* [Records supplied]:
>> START
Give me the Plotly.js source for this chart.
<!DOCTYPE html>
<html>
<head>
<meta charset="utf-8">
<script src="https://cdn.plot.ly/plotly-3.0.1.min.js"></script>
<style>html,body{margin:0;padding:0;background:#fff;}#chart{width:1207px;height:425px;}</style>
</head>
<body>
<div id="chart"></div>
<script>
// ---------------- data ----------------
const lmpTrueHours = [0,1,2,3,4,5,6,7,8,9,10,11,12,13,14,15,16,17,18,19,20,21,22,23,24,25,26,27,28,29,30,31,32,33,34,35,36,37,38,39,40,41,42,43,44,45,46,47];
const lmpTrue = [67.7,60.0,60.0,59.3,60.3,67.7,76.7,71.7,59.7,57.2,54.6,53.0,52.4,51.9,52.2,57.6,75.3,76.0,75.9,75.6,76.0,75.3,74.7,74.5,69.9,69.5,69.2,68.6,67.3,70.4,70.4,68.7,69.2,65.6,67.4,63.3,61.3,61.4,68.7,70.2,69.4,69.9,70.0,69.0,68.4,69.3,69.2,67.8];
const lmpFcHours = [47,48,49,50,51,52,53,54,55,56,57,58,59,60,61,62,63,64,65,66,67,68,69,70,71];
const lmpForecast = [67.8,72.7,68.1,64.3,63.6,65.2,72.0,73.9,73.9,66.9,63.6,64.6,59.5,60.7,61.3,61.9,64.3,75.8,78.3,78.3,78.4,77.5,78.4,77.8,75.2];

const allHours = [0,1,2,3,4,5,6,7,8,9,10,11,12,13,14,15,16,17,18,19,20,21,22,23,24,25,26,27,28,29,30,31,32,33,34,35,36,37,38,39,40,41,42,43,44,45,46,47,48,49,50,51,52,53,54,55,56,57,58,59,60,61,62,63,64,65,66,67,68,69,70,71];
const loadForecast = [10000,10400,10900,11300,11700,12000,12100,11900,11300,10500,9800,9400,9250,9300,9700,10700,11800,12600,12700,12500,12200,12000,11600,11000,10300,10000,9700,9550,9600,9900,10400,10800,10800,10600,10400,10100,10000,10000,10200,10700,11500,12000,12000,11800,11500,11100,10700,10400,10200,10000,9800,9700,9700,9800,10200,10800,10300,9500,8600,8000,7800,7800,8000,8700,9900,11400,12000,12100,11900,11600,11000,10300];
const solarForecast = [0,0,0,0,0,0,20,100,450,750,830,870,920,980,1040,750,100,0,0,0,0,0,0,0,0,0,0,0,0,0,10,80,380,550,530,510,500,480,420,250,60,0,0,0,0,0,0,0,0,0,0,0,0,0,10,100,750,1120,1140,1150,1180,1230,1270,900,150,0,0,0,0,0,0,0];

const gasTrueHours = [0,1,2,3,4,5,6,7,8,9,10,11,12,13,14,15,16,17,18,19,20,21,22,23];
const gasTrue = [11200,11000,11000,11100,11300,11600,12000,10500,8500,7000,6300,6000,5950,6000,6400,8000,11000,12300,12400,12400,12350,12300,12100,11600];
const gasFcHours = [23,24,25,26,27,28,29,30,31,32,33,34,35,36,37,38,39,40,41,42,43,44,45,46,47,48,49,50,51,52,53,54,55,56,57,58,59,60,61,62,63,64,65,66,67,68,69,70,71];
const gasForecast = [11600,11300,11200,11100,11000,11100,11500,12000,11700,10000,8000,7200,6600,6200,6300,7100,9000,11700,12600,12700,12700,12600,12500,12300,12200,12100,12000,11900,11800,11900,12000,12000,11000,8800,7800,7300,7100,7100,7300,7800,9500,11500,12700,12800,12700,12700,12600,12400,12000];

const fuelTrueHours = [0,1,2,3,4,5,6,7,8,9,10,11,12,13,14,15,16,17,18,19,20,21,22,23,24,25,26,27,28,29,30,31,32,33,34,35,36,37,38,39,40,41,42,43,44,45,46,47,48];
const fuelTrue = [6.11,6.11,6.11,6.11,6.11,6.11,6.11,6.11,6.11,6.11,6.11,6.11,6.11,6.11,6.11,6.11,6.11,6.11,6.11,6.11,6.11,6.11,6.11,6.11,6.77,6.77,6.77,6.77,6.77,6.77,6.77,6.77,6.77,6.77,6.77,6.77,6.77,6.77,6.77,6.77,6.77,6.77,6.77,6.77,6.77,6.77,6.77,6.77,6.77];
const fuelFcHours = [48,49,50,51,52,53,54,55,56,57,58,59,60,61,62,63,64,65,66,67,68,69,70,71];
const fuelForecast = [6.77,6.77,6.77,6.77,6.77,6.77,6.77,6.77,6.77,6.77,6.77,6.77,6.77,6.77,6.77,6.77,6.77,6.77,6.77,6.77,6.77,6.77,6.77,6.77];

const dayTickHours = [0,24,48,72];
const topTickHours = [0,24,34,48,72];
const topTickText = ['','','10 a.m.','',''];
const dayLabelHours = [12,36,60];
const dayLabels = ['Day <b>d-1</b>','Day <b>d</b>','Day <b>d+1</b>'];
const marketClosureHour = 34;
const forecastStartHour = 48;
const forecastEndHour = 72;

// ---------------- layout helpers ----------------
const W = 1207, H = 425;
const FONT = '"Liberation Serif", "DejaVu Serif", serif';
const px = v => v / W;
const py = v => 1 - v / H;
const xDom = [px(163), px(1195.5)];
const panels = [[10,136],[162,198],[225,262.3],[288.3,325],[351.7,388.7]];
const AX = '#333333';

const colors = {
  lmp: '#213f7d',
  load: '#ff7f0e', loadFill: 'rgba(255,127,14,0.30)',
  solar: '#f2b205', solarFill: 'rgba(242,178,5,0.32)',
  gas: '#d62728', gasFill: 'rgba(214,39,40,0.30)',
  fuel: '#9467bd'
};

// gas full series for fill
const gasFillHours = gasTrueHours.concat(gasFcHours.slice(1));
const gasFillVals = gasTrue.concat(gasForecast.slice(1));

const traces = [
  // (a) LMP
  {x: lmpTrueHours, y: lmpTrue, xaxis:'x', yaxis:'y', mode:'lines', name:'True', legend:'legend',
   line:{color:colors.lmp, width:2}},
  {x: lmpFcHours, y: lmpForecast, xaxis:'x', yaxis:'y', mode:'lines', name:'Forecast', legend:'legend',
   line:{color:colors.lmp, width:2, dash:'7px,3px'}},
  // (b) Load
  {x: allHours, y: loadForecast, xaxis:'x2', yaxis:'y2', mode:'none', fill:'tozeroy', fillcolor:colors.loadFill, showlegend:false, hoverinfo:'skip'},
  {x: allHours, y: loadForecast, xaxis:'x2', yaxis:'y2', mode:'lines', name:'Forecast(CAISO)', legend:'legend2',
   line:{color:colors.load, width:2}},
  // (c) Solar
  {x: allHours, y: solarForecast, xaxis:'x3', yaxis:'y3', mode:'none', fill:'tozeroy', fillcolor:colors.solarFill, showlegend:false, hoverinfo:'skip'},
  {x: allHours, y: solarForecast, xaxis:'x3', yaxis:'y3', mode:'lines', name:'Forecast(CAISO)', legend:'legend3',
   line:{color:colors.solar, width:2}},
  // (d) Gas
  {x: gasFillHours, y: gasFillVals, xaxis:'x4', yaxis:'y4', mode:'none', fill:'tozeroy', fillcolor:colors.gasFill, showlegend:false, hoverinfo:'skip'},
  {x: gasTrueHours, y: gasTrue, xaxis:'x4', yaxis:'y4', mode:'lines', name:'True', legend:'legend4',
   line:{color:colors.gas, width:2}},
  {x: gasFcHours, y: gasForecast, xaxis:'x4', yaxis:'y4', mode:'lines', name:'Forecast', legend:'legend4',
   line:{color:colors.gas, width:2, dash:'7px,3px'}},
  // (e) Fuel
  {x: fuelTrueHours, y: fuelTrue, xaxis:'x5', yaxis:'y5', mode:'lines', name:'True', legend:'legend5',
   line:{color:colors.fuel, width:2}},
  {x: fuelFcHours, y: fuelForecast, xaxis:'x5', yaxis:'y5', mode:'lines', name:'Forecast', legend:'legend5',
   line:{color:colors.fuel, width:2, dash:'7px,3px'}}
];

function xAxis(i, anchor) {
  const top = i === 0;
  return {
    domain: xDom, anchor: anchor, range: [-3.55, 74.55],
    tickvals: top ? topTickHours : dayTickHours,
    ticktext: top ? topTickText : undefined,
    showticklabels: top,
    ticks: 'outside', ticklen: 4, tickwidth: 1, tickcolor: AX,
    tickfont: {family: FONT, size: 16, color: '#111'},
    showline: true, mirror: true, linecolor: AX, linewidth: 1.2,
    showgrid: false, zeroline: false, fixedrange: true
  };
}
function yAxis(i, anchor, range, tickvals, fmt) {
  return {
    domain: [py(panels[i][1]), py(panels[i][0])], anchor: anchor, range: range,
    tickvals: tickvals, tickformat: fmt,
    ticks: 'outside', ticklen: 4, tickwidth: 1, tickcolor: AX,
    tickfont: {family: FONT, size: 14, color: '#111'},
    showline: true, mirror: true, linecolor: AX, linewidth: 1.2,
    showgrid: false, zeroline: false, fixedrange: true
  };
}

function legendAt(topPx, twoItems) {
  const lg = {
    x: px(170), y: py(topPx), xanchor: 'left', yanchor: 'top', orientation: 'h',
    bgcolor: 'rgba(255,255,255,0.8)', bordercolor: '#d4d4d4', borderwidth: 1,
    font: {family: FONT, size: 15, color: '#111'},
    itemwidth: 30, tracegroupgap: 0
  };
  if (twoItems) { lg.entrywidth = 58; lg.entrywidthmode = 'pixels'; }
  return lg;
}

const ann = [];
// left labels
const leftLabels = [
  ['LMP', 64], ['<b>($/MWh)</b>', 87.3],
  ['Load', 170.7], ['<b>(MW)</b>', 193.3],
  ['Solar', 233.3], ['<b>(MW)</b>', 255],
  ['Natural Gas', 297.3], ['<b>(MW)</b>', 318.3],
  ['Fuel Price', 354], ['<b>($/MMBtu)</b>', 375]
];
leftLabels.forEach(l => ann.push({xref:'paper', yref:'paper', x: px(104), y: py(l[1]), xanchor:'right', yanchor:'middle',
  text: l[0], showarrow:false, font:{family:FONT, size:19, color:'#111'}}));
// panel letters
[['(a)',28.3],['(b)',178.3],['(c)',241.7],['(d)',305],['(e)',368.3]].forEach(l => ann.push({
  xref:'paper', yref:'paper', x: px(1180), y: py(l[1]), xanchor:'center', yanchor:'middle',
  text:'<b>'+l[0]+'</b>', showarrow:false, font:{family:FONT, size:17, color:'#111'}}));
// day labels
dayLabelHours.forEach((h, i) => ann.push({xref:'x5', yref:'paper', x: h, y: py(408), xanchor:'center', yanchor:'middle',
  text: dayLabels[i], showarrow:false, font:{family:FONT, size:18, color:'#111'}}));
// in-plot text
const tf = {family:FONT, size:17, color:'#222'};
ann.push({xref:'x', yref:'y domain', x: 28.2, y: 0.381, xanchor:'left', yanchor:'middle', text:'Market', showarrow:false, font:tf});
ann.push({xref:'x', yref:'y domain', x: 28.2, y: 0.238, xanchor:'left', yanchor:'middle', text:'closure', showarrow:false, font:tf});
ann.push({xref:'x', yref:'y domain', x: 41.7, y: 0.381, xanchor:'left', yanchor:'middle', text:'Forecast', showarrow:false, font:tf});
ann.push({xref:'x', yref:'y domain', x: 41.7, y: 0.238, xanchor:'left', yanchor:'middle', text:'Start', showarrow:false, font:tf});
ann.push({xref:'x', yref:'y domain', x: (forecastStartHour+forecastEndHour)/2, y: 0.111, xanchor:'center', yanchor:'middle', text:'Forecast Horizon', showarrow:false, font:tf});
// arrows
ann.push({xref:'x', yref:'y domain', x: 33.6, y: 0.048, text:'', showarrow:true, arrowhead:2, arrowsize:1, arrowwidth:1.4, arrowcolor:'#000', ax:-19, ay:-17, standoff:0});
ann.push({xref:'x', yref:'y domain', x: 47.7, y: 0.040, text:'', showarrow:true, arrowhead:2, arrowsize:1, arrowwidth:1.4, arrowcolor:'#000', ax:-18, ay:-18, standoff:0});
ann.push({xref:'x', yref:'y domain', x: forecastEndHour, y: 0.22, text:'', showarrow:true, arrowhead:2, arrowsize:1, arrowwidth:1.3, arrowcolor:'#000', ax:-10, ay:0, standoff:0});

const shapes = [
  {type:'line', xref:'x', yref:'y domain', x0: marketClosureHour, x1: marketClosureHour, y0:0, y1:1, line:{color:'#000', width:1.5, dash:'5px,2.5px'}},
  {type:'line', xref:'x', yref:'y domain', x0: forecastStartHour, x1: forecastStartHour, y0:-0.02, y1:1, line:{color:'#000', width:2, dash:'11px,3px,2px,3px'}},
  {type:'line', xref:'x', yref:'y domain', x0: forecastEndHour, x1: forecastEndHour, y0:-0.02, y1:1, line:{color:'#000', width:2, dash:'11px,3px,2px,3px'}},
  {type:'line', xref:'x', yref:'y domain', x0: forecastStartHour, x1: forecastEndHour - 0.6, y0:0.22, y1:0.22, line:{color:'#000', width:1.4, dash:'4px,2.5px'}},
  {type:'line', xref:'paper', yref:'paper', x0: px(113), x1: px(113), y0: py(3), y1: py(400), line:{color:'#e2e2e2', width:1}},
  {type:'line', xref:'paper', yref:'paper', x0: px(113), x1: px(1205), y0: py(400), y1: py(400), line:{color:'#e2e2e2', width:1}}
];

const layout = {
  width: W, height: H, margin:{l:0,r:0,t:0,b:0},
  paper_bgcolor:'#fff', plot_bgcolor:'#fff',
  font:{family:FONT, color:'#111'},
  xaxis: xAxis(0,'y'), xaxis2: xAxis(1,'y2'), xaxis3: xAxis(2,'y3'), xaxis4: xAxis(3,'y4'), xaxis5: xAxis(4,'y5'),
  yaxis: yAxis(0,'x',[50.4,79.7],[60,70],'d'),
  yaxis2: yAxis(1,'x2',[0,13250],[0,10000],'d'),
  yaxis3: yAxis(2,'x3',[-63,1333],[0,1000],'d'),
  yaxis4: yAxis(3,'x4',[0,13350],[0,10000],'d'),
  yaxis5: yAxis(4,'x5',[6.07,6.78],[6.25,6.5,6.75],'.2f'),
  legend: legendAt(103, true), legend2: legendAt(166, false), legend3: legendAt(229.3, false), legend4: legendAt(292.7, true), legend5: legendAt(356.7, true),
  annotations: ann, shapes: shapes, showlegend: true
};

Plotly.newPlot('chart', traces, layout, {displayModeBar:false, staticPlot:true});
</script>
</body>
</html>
>> END
>> START
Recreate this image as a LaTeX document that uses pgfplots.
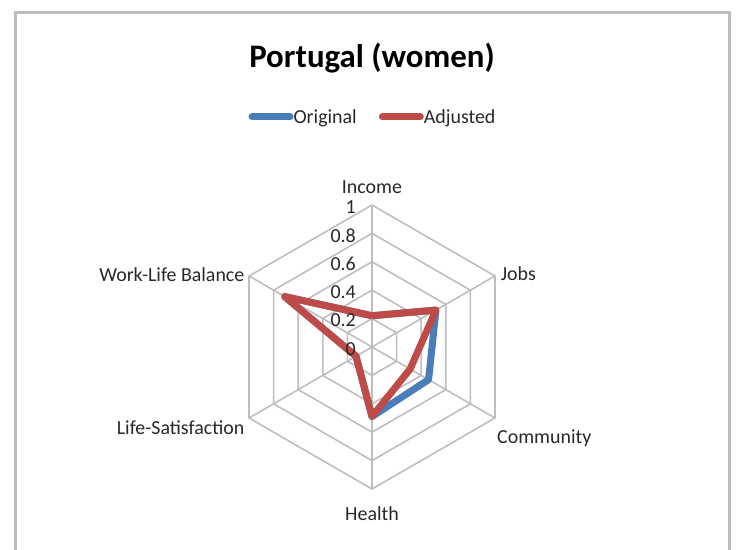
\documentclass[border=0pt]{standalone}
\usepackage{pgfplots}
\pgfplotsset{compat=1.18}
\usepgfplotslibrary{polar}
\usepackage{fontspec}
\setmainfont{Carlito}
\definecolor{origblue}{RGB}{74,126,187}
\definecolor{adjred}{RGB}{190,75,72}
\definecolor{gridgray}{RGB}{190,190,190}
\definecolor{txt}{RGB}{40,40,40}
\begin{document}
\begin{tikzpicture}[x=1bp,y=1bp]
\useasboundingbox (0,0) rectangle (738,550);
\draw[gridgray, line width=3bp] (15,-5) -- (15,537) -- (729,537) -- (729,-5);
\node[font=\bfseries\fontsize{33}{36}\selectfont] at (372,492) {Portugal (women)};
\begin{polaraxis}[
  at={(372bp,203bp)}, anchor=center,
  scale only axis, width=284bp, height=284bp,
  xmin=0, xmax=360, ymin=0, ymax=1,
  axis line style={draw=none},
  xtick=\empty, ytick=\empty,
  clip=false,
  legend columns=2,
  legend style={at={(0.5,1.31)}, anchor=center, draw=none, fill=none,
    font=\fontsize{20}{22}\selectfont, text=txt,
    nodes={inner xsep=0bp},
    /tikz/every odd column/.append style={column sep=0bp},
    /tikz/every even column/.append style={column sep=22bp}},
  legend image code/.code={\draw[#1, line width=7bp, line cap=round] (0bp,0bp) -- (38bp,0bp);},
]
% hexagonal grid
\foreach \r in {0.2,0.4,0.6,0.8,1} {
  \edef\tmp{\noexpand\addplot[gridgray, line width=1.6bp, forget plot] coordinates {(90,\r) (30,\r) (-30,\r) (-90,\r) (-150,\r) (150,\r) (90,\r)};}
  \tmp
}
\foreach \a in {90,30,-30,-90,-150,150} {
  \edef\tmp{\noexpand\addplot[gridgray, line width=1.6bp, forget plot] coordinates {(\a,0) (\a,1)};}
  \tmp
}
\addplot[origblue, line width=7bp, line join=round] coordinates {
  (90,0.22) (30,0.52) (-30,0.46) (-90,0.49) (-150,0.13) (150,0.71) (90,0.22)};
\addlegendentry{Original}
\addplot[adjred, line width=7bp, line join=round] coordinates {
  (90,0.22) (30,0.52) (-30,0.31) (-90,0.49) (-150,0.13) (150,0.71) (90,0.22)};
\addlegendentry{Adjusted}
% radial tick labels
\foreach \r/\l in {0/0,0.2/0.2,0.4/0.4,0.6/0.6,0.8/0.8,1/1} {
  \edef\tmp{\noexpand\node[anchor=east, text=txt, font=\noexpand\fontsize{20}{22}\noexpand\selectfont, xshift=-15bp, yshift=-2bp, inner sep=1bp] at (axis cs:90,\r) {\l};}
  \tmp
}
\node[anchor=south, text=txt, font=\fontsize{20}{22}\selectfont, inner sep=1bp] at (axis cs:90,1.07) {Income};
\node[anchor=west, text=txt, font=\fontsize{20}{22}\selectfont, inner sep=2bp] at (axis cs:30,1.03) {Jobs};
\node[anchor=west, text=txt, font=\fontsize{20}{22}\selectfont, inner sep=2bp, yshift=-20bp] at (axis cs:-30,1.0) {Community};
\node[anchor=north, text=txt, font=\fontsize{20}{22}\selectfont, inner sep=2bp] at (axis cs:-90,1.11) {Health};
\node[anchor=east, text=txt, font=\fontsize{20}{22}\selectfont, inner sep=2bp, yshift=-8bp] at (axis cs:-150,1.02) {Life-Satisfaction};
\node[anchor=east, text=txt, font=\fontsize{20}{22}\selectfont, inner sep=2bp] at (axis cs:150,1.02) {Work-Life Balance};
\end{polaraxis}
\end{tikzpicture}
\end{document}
>> END
* [Task instructions]: Using the listing, copy every line where the word "chart" shows up.

* [Task output]:
Give me the Plotly.js source for this chart.
<style>html,body{margin:0;padding:0;background:#fff;}#chart{width:1207px;height:425px;}</style>
<div id="chart"></div>
Plotly.newPlot('chart', traces, layout, {displayModeBar:false, staticPlot:true});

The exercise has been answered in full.